### PROBLEM
Pictures are not part of the copy. Give again exactly the lines from the one with "Output the Python" to the one with "206.7, 211, 216.4, 222.6, 225.3, 229.2, 229.2, 231.5, 238.6]", inclusive.

### AVAILABLE RECORDS
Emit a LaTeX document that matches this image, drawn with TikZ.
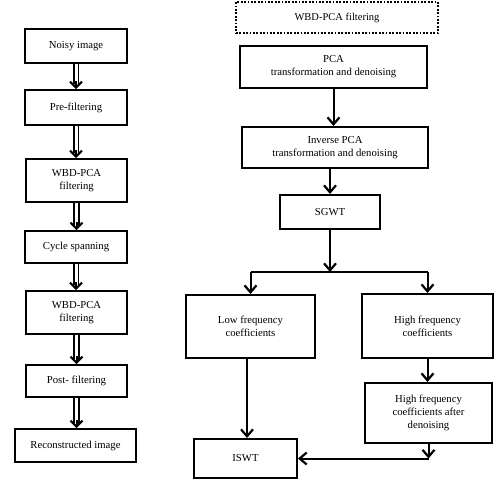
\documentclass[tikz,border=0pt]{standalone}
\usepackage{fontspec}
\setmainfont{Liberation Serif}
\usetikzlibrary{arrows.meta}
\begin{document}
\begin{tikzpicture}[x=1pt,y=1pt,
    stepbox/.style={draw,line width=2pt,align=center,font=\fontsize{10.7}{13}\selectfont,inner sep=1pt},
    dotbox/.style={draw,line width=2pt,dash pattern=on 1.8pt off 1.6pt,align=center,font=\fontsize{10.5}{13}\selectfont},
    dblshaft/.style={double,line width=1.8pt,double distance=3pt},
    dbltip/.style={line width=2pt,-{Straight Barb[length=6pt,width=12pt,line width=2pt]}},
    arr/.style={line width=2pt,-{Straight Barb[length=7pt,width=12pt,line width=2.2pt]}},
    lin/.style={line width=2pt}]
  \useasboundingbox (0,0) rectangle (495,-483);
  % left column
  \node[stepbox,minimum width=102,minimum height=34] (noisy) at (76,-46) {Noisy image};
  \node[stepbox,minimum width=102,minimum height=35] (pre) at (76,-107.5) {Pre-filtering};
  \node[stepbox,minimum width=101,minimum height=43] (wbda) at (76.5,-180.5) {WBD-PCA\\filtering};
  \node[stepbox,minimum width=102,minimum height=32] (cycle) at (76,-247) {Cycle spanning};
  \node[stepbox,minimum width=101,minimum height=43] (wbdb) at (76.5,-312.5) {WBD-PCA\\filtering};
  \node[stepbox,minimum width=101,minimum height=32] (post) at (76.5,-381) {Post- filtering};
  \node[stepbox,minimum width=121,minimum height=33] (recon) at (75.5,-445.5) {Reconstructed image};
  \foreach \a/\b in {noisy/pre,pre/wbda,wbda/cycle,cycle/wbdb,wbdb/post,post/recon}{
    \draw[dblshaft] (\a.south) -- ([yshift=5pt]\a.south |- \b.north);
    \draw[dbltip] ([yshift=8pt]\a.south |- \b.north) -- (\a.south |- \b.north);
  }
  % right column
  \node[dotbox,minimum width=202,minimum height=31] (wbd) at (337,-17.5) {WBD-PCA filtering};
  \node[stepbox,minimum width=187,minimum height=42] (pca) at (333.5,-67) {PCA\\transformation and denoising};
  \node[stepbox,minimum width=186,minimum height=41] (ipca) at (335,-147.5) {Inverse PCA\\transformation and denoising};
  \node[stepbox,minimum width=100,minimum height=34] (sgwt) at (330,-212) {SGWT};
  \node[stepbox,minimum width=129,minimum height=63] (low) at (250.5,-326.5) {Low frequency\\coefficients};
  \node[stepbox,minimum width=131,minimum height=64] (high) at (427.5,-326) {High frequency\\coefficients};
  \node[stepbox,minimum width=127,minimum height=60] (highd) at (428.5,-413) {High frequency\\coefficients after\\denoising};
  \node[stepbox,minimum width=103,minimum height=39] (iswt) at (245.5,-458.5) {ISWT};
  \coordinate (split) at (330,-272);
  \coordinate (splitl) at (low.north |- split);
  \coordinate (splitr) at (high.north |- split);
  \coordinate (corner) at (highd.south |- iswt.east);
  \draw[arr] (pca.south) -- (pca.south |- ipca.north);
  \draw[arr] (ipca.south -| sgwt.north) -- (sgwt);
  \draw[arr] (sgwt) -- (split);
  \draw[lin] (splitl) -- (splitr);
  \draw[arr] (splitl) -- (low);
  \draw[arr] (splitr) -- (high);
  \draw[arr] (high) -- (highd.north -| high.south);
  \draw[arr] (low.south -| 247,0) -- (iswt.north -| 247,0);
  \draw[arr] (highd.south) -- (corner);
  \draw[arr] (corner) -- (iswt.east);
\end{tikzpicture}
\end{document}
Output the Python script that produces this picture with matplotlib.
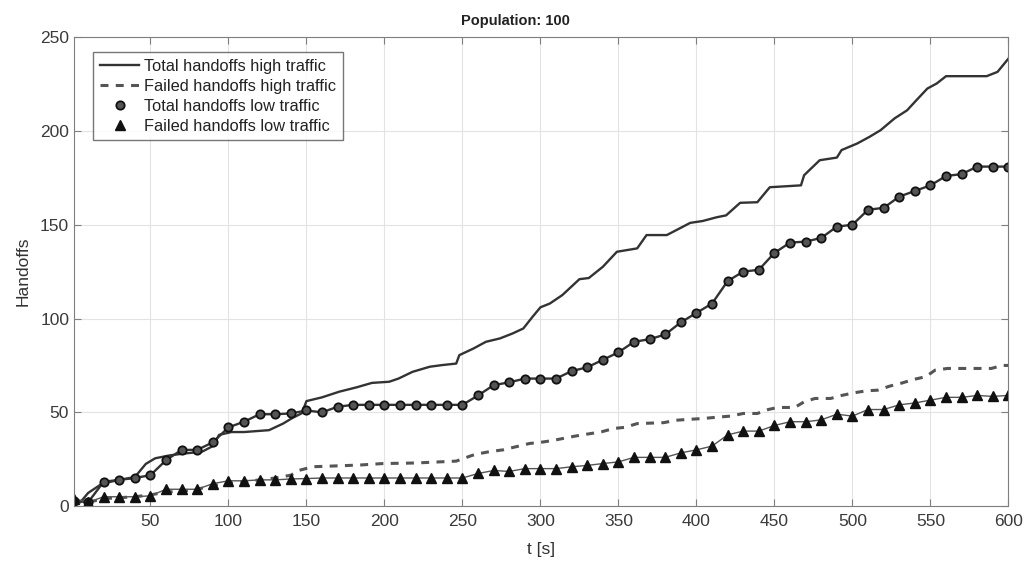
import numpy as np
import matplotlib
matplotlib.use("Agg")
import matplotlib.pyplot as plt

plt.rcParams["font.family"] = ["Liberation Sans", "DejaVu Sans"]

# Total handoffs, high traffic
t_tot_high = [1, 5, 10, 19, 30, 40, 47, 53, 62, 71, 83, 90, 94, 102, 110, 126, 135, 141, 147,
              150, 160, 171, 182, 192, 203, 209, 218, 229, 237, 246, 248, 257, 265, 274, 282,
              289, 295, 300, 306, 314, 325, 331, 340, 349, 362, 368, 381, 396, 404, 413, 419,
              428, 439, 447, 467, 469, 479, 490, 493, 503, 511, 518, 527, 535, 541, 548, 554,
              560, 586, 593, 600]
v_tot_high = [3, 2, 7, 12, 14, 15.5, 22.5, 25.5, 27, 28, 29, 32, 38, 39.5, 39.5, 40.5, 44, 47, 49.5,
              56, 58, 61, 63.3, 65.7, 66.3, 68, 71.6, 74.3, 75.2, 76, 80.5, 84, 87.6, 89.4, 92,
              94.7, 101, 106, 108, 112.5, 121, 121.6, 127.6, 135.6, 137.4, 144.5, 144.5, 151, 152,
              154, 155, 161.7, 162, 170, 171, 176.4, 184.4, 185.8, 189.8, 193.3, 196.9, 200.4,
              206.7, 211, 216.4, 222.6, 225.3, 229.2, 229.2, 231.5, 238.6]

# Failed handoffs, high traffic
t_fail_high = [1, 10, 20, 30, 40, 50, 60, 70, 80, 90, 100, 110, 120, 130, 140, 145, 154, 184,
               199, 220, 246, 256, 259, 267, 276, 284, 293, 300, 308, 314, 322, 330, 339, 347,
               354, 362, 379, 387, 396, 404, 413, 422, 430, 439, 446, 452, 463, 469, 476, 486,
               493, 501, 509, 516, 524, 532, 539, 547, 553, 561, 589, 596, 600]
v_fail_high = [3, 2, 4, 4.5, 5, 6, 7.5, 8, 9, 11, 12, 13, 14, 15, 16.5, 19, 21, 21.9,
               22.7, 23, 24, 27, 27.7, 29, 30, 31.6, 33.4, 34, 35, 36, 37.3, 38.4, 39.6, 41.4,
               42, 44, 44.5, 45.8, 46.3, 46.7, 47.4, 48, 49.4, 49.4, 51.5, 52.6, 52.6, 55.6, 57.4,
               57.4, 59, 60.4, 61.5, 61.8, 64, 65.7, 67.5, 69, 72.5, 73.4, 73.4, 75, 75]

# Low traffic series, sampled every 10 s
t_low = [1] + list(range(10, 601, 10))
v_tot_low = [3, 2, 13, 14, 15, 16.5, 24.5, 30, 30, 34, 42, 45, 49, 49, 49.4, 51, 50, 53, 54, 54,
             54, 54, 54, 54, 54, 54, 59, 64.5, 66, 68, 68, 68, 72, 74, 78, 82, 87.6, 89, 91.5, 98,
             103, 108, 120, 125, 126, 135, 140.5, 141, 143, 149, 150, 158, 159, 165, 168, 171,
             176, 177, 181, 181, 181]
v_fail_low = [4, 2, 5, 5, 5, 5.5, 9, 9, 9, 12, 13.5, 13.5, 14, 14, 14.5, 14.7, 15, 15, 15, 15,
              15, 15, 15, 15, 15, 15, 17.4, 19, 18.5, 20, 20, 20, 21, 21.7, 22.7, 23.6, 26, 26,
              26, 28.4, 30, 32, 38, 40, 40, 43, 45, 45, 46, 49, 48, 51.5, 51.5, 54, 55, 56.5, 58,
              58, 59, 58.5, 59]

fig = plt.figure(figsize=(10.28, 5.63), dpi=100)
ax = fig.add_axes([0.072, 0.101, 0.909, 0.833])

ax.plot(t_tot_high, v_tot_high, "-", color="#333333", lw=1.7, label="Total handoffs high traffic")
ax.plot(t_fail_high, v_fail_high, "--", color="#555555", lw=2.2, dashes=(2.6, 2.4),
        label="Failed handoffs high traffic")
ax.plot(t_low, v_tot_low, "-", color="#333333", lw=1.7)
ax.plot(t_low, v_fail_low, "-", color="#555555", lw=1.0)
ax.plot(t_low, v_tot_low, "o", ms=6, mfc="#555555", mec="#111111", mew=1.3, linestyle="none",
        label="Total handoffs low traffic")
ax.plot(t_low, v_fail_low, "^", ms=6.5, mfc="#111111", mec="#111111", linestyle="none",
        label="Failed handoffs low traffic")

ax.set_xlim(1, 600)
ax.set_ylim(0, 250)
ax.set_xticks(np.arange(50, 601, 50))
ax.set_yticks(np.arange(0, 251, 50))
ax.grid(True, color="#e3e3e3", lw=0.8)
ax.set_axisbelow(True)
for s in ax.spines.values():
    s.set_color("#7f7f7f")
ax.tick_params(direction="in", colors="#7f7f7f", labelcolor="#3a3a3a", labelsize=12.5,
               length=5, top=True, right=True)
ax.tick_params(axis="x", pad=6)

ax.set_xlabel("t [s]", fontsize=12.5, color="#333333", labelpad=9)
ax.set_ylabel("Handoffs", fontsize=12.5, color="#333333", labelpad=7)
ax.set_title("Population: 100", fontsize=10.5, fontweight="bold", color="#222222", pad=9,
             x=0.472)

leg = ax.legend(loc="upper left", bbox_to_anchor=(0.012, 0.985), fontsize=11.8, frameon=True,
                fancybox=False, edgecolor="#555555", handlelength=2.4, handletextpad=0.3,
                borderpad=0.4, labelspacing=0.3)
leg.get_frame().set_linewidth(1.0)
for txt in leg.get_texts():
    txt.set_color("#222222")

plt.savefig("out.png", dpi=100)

### ANSWER TO THIS TASK
Output the Python script that produces this picture with matplotlib.
import numpy as np
import matplotlib
matplotlib.use("Agg")
import matplotlib.pyplot as plt

plt.rcParams["font.family"] = ["Liberation Sans", "DejaVu Sans"]

# Total handoffs, high traffic
t_tot_high = [1, 5, 10, 19, 30, 40, 47, 53, 62, 71, 83, 90, 94, 102, 110, 126, 135, 141, 147,
              150, 160, 171, 182, 192, 203, 209, 218, 229, 237, 246, 248, 257, 265, 274, 282,
              289, 295, 300, 306, 314, 325, 331, 340, 349, 362, 368, 381, 396, 404, 413, 419,
              428, 439, 447, 467, 469, 479, 490, 493, 503, 511, 518, 527, 535, 541, 548, 554,
              560, 586, 593, 600]
v_tot_high = [3, 2, 7, 12, 14, 15.5, 22.5, 25.5, 27, 28, 29, 32, 38, 39.5, 39.5, 40.5, 44, 47, 49.5,
              56, 58, 61, 63.3, 65.7, 66.3, 68, 71.6, 74.3, 75.2, 76, 80.5, 84, 87.6, 89.4, 92,
              94.7, 101, 106, 108, 112.5, 121, 121.6, 127.6, 135.6, 137.4, 144.5, 144.5, 151, 152,
              154, 155, 161.7, 162, 170, 171, 176.4, 184.4, 185.8, 189.8, 193.3, 196.9, 200.4,
              206.7, 211, 216.4, 222.6, 225.3, 229.2, 229.2, 231.5, 238.6]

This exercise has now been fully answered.